===== Given information

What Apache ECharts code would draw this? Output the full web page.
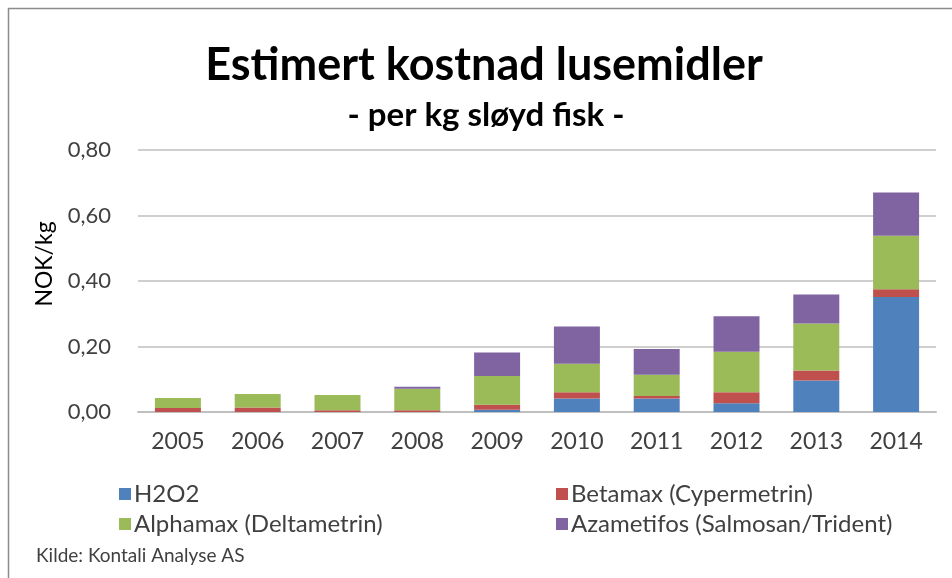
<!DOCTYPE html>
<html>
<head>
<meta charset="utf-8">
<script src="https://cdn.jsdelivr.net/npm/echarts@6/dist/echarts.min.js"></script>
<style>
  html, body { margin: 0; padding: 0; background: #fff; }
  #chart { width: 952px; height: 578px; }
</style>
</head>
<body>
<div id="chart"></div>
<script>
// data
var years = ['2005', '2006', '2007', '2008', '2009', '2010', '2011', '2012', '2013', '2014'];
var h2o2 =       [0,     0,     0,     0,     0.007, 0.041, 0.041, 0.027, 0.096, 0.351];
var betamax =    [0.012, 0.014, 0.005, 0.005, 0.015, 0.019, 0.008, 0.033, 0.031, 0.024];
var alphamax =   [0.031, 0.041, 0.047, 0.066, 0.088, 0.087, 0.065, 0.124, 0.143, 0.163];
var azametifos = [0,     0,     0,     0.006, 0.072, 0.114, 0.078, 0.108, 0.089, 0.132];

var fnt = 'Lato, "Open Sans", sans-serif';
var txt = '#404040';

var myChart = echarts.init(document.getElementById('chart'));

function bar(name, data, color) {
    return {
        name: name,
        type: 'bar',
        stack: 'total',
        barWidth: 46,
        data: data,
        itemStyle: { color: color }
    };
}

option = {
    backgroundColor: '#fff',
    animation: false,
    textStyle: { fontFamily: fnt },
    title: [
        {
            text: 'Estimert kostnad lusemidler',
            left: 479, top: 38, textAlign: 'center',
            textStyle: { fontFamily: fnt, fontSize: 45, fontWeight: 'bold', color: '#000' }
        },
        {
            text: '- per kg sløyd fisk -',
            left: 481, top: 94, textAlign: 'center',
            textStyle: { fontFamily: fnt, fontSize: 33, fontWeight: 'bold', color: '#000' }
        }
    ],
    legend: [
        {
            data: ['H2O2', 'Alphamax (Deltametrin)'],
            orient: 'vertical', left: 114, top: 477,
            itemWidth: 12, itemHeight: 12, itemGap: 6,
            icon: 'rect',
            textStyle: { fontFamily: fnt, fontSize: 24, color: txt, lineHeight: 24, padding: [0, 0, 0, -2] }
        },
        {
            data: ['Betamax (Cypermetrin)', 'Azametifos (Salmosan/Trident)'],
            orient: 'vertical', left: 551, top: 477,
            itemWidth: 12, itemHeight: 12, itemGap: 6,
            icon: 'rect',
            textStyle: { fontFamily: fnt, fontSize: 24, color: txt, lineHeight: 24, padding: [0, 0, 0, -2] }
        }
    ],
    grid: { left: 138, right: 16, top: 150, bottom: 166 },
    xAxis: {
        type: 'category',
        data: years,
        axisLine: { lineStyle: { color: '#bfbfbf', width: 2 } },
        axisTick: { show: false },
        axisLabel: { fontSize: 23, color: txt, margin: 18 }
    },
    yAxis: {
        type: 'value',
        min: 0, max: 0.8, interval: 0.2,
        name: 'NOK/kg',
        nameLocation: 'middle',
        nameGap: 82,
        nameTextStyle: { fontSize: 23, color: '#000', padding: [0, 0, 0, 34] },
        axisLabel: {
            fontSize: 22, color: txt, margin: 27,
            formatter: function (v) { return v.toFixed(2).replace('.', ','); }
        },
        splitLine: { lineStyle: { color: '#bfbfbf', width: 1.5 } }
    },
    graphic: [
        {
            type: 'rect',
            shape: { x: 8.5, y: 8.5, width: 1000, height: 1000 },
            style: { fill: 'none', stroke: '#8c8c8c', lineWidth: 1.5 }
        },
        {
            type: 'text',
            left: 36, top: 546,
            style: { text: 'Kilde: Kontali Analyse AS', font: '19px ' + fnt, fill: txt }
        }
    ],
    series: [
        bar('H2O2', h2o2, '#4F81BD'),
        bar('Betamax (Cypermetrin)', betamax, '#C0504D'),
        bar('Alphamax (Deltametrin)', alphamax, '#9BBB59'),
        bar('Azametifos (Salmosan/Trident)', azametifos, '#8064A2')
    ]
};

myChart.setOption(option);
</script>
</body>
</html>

==========

Copy out every line of the material above exactly, skipping the pictures.

Solution to this exercise:
What Apache ECharts code would draw this? Output the full web page.
<!DOCTYPE html>
<html>
<head>
<meta charset="utf-8">
<script src="https://cdn.jsdelivr.net/npm/echarts@6/dist/echarts.min.js"></script>
<style>
  html, body { margin: 0; padding: 0; background: #fff; }
  #chart { width: 952px; height: 578px; }
</style>
</head>
<body>
<div id="chart"></div>
<script>
// data
var years = ['2005', '2006', '2007', '2008', '2009', '2010', '2011', '2012', '2013', '2014'];
var h2o2 =       [0,     0,     0,     0,     0.007, 0.041, 0.041, 0.027, 0.096, 0.351];
var betamax =    [0.012, 0.014, 0.005, 0.005, 0.015, 0.019, 0.008, 0.033, 0.031, 0.024];
var alphamax =   [0.031, 0.041, 0.047, 0.066, 0.088, 0.087, 0.065, 0.124, 0.143, 0.163];
var azametifos = [0,     0,     0,     0.006, 0.072, 0.114, 0.078, 0.108, 0.089, 0.132];

var fnt = 'Lato, "Open Sans", sans-serif';
var txt = '#404040';

var myChart = echarts.init(document.getElementById('chart'));

function bar(name, data, color) {
    return {
        name: name,
        type: 'bar',
        stack: 'total',
        barWidth: 46,
        data: data,
        itemStyle: { color: color }
    };
}

option = {
    backgroundColor: '#fff',
    animation: false,
    textStyle: { fontFamily: fnt },
    title: [
        {
            text: 'Estimert kostnad lusemidler',
            left: 479, top: 38, textAlign: 'center',
            textStyle: { fontFamily: fnt, fontSize: 45, fontWeight: 'bold', color: '#000' }
        },
        {
            text: '- per kg sløyd fisk -',
            left: 481, top: 94, textAlign: 'center',
            textStyle: { fontFamily: fnt, fontSize: 33, fontWeight: 'bold', color: '#000' }
        }
    ],
    legend: [
        {
            data: ['H2O2', 'Alphamax (Deltametrin)'],
            orient: 'vertical', left: 114, top: 477,
            itemWidth: 12, itemHeight: 12, itemGap: 6,
            icon: 'rect',
            textStyle: { fontFamily: fnt, fontSize: 24, color: txt, lineHeight: 24, padding: [0, 0, 0, -2] }
        },
        {
            data: ['Betamax (Cypermetrin)', 'Azametifos (Salmosan/Trident)'],
            orient: 'vertical', left: 551, top: 477,
            itemWidth: 12, itemHeight: 12, itemGap: 6,
            icon: 'rect',
            textStyle: { fontFamily: fnt, fontSize: 24, color: txt, lineHeight: 24, padding: [0, 0, 0, -2] }
        }
    ],
    grid: { left: 138, right: 16, top: 150, bottom: 166 },
    xAxis: {
        type: 'category',
        data: years,
        axisLine: { lineStyle: { color: '#bfbfbf', width: 2 } },
        axisTick: { show: false },
        axisLabel: { fontSize: 23, color: txt, margin: 18 }
    },
    yAxis: {
        type: 'value',
        min: 0, max: 0.8, interval: 0.2,
        name: 'NOK/kg',
        nameLocation: 'middle',
        nameGap: 82,
        nameTextStyle: { fontSize: 23, color: '#000', padding: [0, 0, 0, 34] },
        axisLabel: {
            fontSize: 22, color: txt, margin: 27,
            formatter: function (v) { return v.toFixed(2).replace('.', ','); }
        },
        splitLine: { lineStyle: { color: '#bfbfbf', width: 1.5 } }
    },
    graphic: [
        {
            type: 'rect',
            shape: { x: 8.5, y: 8.5, width: 1000, height: 1000 },
            style: { fill: 'none', stroke: '#8c8c8c', lineWidth: 1.5 }
        },
        {
            type: 'text',
            left: 36, top: 546,
            style: { text: 'Kilde: Kontali Analyse AS', font: '19px ' + fnt, fill: txt }
        }
    ],
    series: [
        bar('H2O2', h2o2, '#4F81BD'),
        bar('Betamax (Cypermetrin)', betamax, '#C0504D'),
        bar('Alphamax (Deltametrin)', alphamax, '#9BBB59'),
        bar('Azametifos (Salmosan/Trident)', azametifos, '#8064A2')
    ]
};

myChart.setOption(option);
</script>
</body>
</html>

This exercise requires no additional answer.